— start of Stored rows —
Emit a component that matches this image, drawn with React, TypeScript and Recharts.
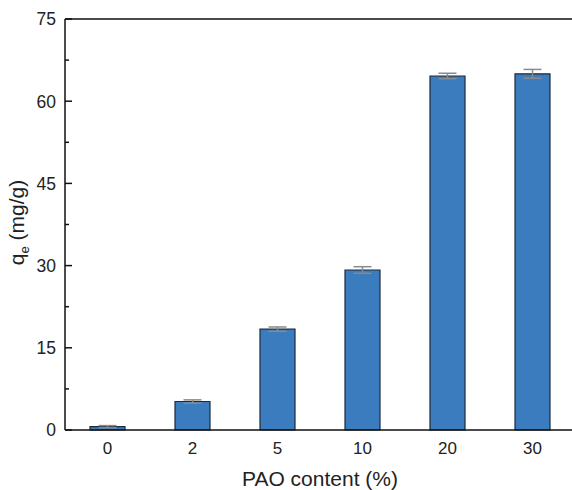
— end of Stored rows —
— start of Stored rows —
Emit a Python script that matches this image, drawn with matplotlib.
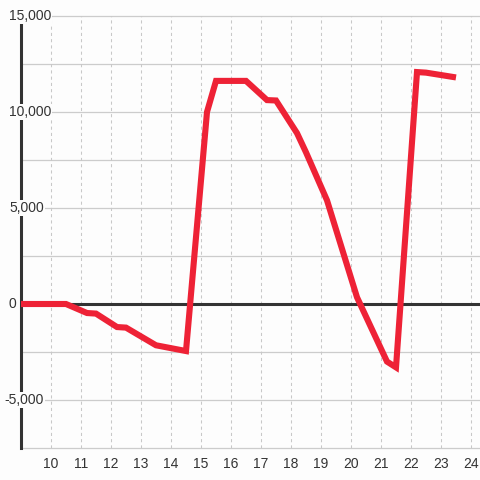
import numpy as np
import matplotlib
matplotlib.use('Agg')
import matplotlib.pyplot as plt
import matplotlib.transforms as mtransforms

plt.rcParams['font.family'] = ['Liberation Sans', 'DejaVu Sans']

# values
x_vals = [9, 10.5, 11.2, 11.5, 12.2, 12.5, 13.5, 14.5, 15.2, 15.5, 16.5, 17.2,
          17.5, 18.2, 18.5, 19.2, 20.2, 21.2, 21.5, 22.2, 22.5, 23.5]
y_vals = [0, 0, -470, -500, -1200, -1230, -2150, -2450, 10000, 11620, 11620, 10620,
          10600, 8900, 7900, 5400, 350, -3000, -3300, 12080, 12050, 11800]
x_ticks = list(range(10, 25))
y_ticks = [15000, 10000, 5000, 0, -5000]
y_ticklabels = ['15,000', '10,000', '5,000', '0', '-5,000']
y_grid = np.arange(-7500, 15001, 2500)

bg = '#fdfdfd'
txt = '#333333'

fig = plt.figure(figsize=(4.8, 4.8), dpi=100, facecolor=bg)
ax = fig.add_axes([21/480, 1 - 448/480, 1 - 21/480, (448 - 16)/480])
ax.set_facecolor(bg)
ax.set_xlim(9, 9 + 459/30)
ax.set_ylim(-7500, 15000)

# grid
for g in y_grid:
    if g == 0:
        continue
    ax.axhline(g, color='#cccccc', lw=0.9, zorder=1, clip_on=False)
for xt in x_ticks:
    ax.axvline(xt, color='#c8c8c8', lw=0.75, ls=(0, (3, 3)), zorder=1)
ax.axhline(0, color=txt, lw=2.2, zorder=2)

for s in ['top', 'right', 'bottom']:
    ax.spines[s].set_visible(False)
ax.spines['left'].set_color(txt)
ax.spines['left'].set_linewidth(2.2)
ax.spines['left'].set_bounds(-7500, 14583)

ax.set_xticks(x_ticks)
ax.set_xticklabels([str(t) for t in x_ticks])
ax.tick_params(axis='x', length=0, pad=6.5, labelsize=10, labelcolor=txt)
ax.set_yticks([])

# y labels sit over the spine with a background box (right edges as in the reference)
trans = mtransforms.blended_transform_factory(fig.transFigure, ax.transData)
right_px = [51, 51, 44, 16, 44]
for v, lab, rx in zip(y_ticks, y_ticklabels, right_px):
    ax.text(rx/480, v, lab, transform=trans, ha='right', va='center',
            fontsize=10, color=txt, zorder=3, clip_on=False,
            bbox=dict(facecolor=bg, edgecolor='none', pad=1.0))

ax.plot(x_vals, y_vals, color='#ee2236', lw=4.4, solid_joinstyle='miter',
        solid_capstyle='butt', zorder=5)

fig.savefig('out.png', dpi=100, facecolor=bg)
— end of Stored rows —
— start of Stored rows —
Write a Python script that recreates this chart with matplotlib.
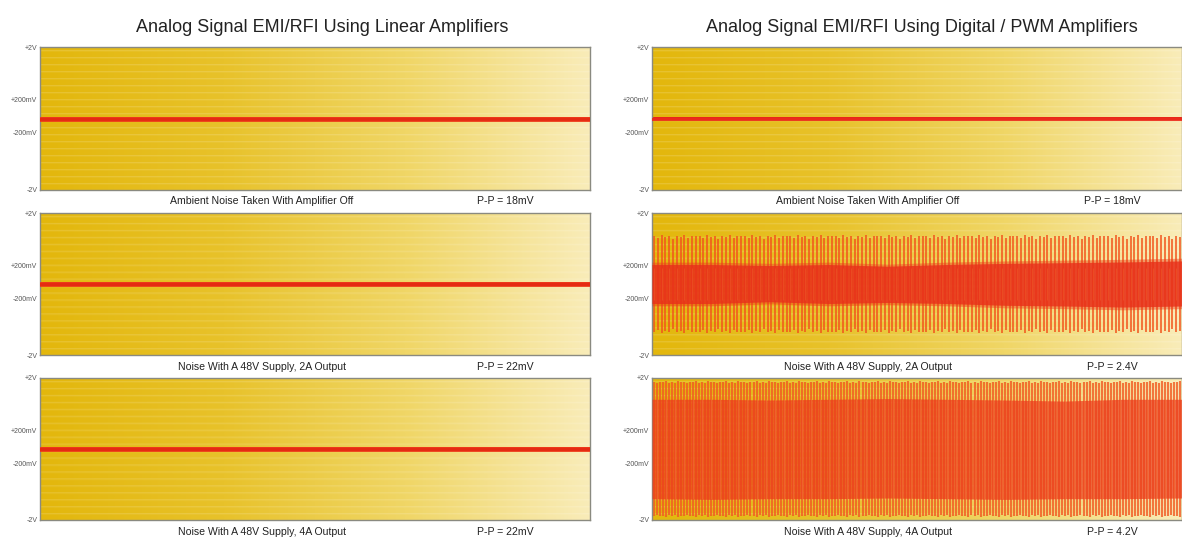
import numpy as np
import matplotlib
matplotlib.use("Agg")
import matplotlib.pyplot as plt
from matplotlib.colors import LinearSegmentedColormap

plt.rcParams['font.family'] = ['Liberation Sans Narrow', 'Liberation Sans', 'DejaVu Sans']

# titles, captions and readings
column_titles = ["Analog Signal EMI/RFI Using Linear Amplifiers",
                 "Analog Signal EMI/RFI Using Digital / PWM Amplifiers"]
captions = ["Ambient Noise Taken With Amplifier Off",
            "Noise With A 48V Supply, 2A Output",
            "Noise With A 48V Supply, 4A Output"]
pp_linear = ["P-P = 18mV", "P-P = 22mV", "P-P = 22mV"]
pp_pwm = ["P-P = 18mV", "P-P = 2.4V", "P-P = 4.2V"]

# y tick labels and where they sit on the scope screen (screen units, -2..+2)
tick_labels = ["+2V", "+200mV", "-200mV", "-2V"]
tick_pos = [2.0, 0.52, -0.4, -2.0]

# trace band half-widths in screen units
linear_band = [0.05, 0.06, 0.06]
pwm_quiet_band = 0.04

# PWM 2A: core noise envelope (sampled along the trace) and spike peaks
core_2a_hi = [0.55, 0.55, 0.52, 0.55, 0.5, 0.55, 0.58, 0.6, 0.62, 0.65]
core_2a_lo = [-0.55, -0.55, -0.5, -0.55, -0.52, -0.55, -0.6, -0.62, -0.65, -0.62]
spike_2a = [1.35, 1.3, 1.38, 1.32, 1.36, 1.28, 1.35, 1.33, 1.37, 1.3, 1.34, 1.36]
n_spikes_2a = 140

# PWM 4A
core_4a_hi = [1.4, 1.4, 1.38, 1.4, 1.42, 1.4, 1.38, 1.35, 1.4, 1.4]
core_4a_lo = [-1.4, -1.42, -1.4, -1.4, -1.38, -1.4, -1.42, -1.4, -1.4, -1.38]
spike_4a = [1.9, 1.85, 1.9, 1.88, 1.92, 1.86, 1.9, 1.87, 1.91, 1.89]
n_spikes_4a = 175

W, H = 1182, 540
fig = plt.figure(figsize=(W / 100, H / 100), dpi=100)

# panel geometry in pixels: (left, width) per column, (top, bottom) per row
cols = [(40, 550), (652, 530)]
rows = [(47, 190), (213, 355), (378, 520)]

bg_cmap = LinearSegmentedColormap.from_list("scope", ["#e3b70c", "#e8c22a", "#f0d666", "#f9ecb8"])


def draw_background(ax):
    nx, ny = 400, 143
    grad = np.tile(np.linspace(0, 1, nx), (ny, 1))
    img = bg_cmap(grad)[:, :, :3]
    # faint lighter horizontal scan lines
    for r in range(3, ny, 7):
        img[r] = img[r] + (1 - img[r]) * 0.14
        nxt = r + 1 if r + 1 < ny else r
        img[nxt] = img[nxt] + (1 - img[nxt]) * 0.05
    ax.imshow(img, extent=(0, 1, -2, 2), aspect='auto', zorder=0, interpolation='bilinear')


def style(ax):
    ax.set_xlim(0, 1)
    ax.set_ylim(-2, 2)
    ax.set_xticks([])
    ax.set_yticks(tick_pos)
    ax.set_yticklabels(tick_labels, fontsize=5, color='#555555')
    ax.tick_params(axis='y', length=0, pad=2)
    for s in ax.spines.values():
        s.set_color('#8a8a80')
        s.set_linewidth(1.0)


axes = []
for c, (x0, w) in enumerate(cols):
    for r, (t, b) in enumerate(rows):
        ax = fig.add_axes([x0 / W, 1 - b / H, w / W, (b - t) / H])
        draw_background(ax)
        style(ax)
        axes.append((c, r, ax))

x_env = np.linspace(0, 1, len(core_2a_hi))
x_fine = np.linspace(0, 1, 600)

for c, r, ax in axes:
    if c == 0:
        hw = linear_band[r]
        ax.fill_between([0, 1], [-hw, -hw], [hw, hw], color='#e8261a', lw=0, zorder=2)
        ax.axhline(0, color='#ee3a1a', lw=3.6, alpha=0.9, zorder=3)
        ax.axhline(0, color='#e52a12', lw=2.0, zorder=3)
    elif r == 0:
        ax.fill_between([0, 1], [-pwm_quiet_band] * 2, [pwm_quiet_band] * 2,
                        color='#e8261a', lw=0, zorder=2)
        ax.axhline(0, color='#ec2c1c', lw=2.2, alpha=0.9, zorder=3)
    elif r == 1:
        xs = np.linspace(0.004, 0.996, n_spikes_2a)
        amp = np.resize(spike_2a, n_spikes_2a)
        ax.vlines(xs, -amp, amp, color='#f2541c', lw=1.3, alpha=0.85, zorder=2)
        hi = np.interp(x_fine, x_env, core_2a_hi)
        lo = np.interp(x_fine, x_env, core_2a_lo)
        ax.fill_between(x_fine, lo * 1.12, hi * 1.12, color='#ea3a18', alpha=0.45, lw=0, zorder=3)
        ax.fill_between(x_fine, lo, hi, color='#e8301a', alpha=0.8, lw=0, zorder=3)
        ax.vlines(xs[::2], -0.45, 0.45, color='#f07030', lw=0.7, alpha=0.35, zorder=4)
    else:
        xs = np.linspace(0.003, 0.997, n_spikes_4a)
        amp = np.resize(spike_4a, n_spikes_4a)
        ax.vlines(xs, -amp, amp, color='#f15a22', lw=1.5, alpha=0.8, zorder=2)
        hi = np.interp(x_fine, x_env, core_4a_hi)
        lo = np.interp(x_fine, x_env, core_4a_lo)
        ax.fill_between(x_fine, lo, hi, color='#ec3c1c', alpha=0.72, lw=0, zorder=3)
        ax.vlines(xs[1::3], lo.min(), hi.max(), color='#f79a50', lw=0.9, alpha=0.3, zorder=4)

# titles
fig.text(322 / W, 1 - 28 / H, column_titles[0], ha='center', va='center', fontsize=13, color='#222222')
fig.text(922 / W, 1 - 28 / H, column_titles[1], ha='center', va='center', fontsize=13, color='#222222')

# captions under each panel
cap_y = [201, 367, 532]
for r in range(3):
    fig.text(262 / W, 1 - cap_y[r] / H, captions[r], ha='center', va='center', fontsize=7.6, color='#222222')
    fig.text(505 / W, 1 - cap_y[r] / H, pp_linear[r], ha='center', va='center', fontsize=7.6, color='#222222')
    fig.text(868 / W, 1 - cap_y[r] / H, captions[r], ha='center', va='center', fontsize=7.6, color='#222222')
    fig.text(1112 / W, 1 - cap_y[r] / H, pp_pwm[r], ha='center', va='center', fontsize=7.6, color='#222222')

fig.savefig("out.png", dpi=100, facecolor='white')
— end of Stored rows —
**Problem:** Quote only the lines running from the line with "Emit a Python" to the line with "plt.rcParams['font.family'] = ['Liberation Sans', 'DejaVu", ends included, exactly as they appear and without the pictures.

**Result below:**
Emit a Python script that matches this image, drawn with matplotlib.
import numpy as np
import matplotlib
matplotlib.use('Agg')
import matplotlib.pyplot as plt
import matplotlib.transforms as mtransforms

plt.rcParams['font.family'] = ['Liberation Sans', 'DejaVu Sans']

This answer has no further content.